The tribunal, which is 51 percent funded by voluntary contributions and 49 percent by the Lebanese government, could close after July if the funding shortage is not resolved.

Last year the tribunal, based in the Hague, convicted Salim Jamil Ayyash, a former member of the Shia movement, Hezbollah, in absentia for the bombing that killed veteran Sunni Muslim politician Hariri and 21 others. That ruling is being appealed.

A second case was meant to begin on June 16, prosecuting Ayyash for another assassination and other attacks on Lebanese politicians between 2004 and 2005.

But on Thursday, judges at the tribunal scrapped the new trial because of the expectations of a shutdown.

Lebanon is in the throes of a deep financial crisis that is threatening its stability.

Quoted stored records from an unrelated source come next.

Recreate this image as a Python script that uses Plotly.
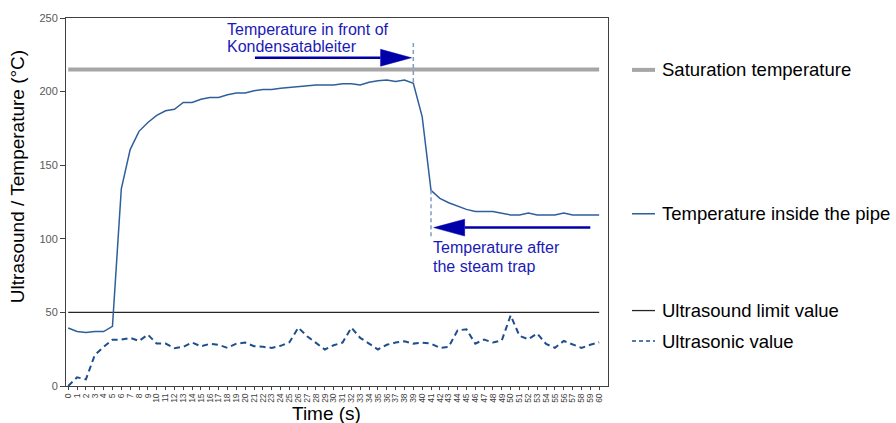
import plotly.graph_objects as go

# Time axis (s)
time_s = list(range(61))

# Temperature measured inside the pipe (°C)
temp_pipe = [39.4, 37.0, 36.3, 37.0, 37.0, 40.5, 134.0, 160.6, 173.0, 179.0,
             183.8, 187.0, 188.0, 192.6, 192.6, 194.8, 196.0, 196.0, 197.8, 199.0,
             199.0, 200.5, 201.4, 201.4, 202.2, 202.7, 203.6, 203.6, 204.5, 204.5,
             204.5, 205.4, 205.4, 204.5, 206.3, 207.4, 207.9, 206.8, 207.9, 205.6,
             183.0, 132.9, 127.5, 124.5, 122.3, 120.0, 118.5, 118.5, 118.5, 117.3,
             116.2, 116.2, 117.5, 116.2, 116.2, 116.2, 117.5, 116.2, 116.2, 116.2,
             116.2]

# Ultrasonic reading
ultrasonic = [0.0, 5.9, 4.5, 21.0, 26.6, 31.5, 31.5, 32.7, 30.6, 34.9,
              28.8, 28.8, 25.7, 26.6, 29.5, 27.0, 28.6, 28.0, 25.9, 28.8,
              29.5, 27.0, 26.6, 25.9, 27.3, 29.7, 39.6, 33.8, 29.3, 24.8,
              27.7, 29.5, 39.6, 32.7, 28.8, 24.8, 28.0, 29.5, 30.4, 28.8,
              29.5, 28.8, 25.9, 26.6, 37.8, 38.5, 28.8, 31.5, 29.5, 31.0,
              48.0, 34.0, 31.8, 35.6, 28.6, 25.9, 30.6, 28.0, 25.9, 28.0,
              29.7]

saturation_temp = 215
ultrasound_limit = 50

legend_labels = ["Saturation temperature", "Temperature inside the pipe",
                 "Ultrasound limit value", "Ultrasonic value"]

# Marker positions (time index) for valve inlet / outlet
t_before = 39
t_after = 41

FONT = "Liberation Sans, Arial, sans-serif"
C_PIPE = "#2F5F9B"
C_US = "#1F4E8C"
C_SAT = "#A6A6A6"
C_LIM = "#262626"
C_ARROW = "#0000AA"
C_NOTE = "#1A1AB8"
C_MARK = "#7F9CC4"

fig = go.Figure()

fig.add_trace(go.Scatter(x=time_s, y=[saturation_temp] * len(time_s), mode="lines",
                         line=dict(color=C_SAT, width=4), showlegend=False))
fig.add_trace(go.Scatter(x=time_s, y=[ultrasound_limit] * len(time_s), mode="lines",
                         line=dict(color=C_LIM, width=1.3), showlegend=False))
fig.add_trace(go.Scatter(x=time_s, y=temp_pipe, mode="lines",
                         line=dict(color=C_PIPE, width=1.5), showlegend=False))
fig.add_trace(go.Scatter(x=time_s, y=ultrasonic, mode="lines",
                         line=dict(color=C_US, width=2, dash="6px,4px"), showlegend=False))

# Dashed markers at the trap inlet / outlet
fig.add_shape(type="line", x0=t_before, x1=t_before, y0=233, y1=temp_pipe[t_before],
              xref="x", yref="y", line=dict(color=C_MARK, width=1.5, dash="4px,3px"))
fig.add_shape(type="line", x0=t_after, x1=t_after, y0=temp_pipe[t_after], y1=101,
              xref="x", yref="y", line=dict(color=C_MARK, width=1.5, dash="4px,3px"))

# Arrows: shaft + triangular head (data units)
px_x = 8.85   # pixels per second
px_y = 1.48   # pixels per degree
head_len = 31 / px_x
head_half = 8.5 / px_y


def arrow(x_tail, x_tip, y):
    d = 1 if x_tip > x_tail else -1
    x_base = x_tip - d * head_len
    fig.add_shape(type="line", x0=x_tail, x1=x_base, y0=y, y1=y, xref="x", yref="y",
                  line=dict(color=C_ARROW, width=2.5))
    fig.add_shape(type="path", xref="x", yref="y",
                  path=f"M {x_base},{y - head_half} L {x_tip},{y} L {x_base},{y + head_half} Z",
                  fillcolor=C_ARROW, line=dict(color=C_ARROW, width=0.5))


arrow(21.1, 38.8, 223.0)
arrow(59.0, 41.3, 107.6)

notes = [
    ("Temperature in front of", 17.7, 241.9),
    ("Kondensatableiter", 17.7, 230.4),
    ("Temperature after", 40.95, 94.1),
    ("the steam trap", 40.95, 81.3),
]
for txt, x, y in notes:
    fig.add_annotation(x=x, y=y, xref="x", yref="y", text=txt, showarrow=False,
                       xanchor="left", yanchor="middle",
                       font=dict(family=FONT, size=16, color=C_NOTE))

# Side legend
legend_rows = [
    (legend_labels[0], 0.859, dict(color=C_SAT, width=4)),
    (legend_labels[1], 0.468, dict(color=C_PIPE, width=1.5)),
    (legend_labels[2], 0.205, dict(color=C_LIM, width=1.3)),
    (legend_labels[3], 0.122, dict(color=C_US, width=1.5, dash="4px,3px")),
]
for label, yp, ln in legend_rows:
    fig.add_shape(type="line", xref="paper", yref="paper", x0=1.0443, x1=1.0867,
                  y0=yp, y1=yp, line=ln)
    fig.add_annotation(xref="paper", yref="paper", x=1.0960, y=yp, text=label,
                       showarrow=False, xanchor="left", yanchor="middle",
                       font=dict(family=FONT, size=18.5, color="#000000"))

# Axis titles
fig.add_annotation(xref="paper", yref="paper", x=0.4815, y=-0.076, text="Time (s)",
                   showarrow=False, xanchor="center", yanchor="middle",
                   font=dict(family=FONT, size=19, color="#000000"))
fig.add_annotation(xref="paper", yref="paper", x=-0.0904, y=0.5676,
                   text="Ultrasound / Temperature (°C)", textangle=-90,
                   showarrow=False, xanchor="center", yanchor="middle",
                   font=dict(family=FONT, size=19, color="#000000"))

fig.update_layout(
    width=896, height=423,
    margin=dict(l=66, r=288, t=16, b=37),
    paper_bgcolor="white", plot_bgcolor="white",
    font=dict(family=FONT),
    showlegend=False,
)
fig.update_xaxes(
    range=[-0.25, 61], tickmode="array", tickvals=time_s,
    ticktext=[str(t) for t in time_s], tickangle=-90,
    tickfont=dict(family=FONT, size=8.5, color="#404040"),
    ticks="outside", ticklen=3, tickcolor="#404040",
    showline=True, linecolor="#404040", linewidth=1, mirror=True,
    showgrid=False, zeroline=False,
)
fig.update_yaxes(
    range=[0, 250], tickvals=[0, 50, 100, 150, 200, 250],
    tickfont=dict(family=FONT, size=11, color="#595959"),
    ticks="outside", ticklen=5, tickcolor="#404040",
    showline=True, linecolor="#404040", linewidth=1, mirror=True,
    showgrid=False, zeroline=False,
)

fig.write_html("out.html")
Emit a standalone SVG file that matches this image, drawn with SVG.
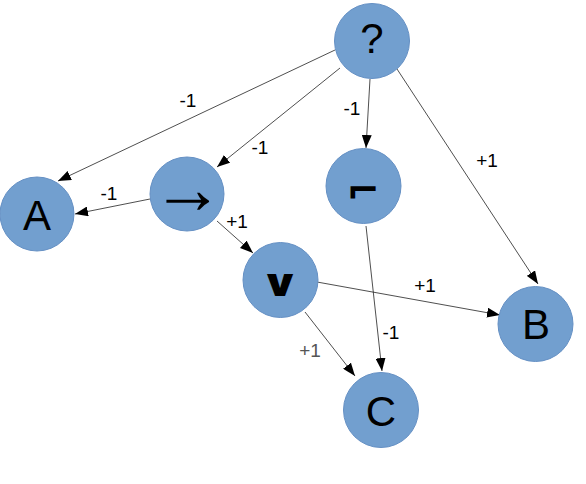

The crisis, which erupted in late 2019, has wiped out jobs, put more than half of the population under the poverty line and eroded about 90 percent of the value of the currency.

Rafik Hariri’s son, Saad Hariri, is now Lebanon’s prime minister-designate, but he has been unable to agree on a cabinet with President Michel Aoun, leaving the country in a state of political paralysis since last year.

“While we reaffirm our unwavering commitment to the STL, we firmly believe that these financial difficulties should not hinder the completion of its work to the end,” Diab said.